**What to do**: Print word for word the first line of the listing below and every line after it, through the line with "const SX = 1.3;". Leave out the pictures and the rest.

**Dataset section**:
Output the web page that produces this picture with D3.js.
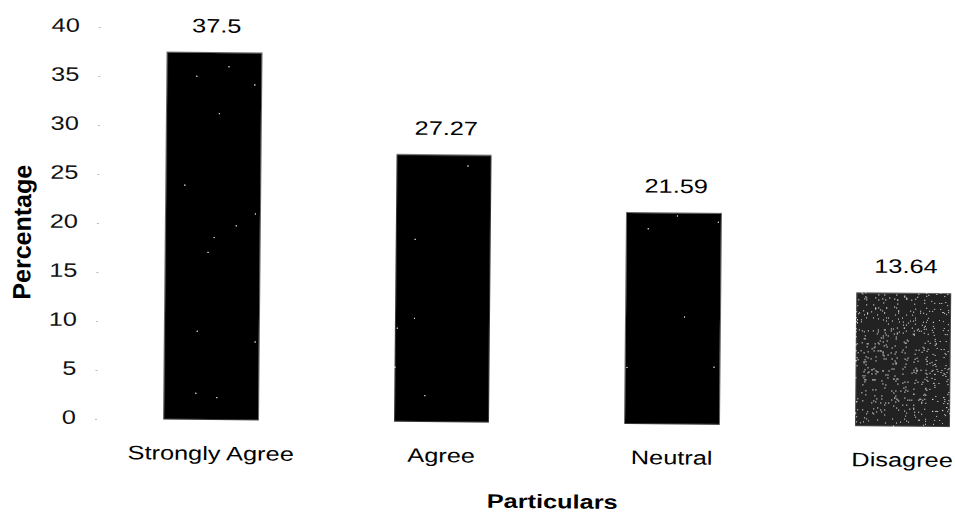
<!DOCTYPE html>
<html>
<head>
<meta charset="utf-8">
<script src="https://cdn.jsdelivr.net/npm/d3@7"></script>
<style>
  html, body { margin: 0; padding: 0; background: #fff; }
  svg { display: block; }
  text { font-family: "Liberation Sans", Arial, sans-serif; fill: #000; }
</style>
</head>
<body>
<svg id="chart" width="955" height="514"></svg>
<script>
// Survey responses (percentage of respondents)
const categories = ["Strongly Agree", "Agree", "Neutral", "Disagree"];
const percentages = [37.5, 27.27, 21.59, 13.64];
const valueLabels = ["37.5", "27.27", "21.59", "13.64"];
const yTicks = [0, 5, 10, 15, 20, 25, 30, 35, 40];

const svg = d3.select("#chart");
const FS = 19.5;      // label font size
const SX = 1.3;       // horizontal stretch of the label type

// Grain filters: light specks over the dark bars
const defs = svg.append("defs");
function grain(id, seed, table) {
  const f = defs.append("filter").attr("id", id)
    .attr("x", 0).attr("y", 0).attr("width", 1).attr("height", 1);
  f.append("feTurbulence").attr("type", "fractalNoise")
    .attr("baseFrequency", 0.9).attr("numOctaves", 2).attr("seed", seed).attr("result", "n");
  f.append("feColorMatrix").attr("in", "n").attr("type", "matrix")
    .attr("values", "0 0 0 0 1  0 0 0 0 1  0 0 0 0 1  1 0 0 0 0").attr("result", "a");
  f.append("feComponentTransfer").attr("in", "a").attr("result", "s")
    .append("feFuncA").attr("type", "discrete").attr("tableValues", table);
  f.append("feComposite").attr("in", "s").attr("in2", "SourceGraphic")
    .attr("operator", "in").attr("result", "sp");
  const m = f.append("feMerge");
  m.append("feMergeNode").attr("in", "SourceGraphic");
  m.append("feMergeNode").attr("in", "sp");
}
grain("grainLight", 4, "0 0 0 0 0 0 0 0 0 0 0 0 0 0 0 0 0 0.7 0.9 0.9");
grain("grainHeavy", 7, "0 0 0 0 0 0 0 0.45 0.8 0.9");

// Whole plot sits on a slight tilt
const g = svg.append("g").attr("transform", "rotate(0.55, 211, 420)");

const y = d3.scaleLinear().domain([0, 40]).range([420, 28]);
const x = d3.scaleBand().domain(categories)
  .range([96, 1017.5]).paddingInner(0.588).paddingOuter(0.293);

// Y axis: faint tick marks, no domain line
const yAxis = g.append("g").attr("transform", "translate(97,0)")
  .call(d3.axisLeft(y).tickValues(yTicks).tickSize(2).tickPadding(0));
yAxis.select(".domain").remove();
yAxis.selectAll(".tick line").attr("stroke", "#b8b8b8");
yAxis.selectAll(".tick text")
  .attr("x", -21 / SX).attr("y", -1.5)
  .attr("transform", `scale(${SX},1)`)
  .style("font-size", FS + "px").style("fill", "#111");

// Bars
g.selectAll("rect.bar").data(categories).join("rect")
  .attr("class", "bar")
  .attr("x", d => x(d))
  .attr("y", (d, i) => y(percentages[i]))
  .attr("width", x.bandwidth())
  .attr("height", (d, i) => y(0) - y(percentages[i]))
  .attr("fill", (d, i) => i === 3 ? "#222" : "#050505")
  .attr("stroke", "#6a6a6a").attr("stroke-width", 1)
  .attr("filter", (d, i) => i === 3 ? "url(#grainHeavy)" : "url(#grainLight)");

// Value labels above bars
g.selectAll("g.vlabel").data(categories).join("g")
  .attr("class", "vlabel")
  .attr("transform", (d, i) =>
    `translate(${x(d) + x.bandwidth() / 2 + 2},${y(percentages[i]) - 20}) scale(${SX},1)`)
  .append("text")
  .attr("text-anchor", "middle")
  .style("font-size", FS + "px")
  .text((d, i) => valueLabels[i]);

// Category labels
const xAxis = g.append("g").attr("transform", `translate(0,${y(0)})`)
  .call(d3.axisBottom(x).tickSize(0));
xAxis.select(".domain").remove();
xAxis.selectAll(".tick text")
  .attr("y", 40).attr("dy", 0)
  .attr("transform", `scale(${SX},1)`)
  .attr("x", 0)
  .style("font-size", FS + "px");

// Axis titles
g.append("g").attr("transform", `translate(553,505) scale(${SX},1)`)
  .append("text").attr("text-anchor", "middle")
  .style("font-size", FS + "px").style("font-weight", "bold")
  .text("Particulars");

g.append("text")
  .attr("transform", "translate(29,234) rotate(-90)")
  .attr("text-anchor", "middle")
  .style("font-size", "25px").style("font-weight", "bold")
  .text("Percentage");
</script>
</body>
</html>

**Result of this task**:
Output the web page that produces this picture with D3.js.
<!DOCTYPE html>
<html>
<head>
<meta charset="utf-8">
<script src="https://cdn.jsdelivr.net/npm/d3@7"></script>
<style>
  html, body { margin: 0; padding: 0; background: #fff; }
  svg { display: block; }
  text { font-family: "Liberation Sans", Arial, sans-serif; fill: #000; }
</style>
</head>
<body>
<svg id="chart" width="955" height="514"></svg>
<script>
// Survey responses (percentage of respondents)
const categories = ["Strongly Agree", "Agree", "Neutral", "Disagree"];
const percentages = [37.5, 27.27, 21.59, 13.64];
const valueLabels = ["37.5", "27.27", "21.59", "13.64"];
const yTicks = [0, 5, 10, 15, 20, 25, 30, 35, 40];

const svg = d3.select("#chart");
const FS = 19.5;      // label font size
const SX = 1.3;       // horizontal stretch of the label type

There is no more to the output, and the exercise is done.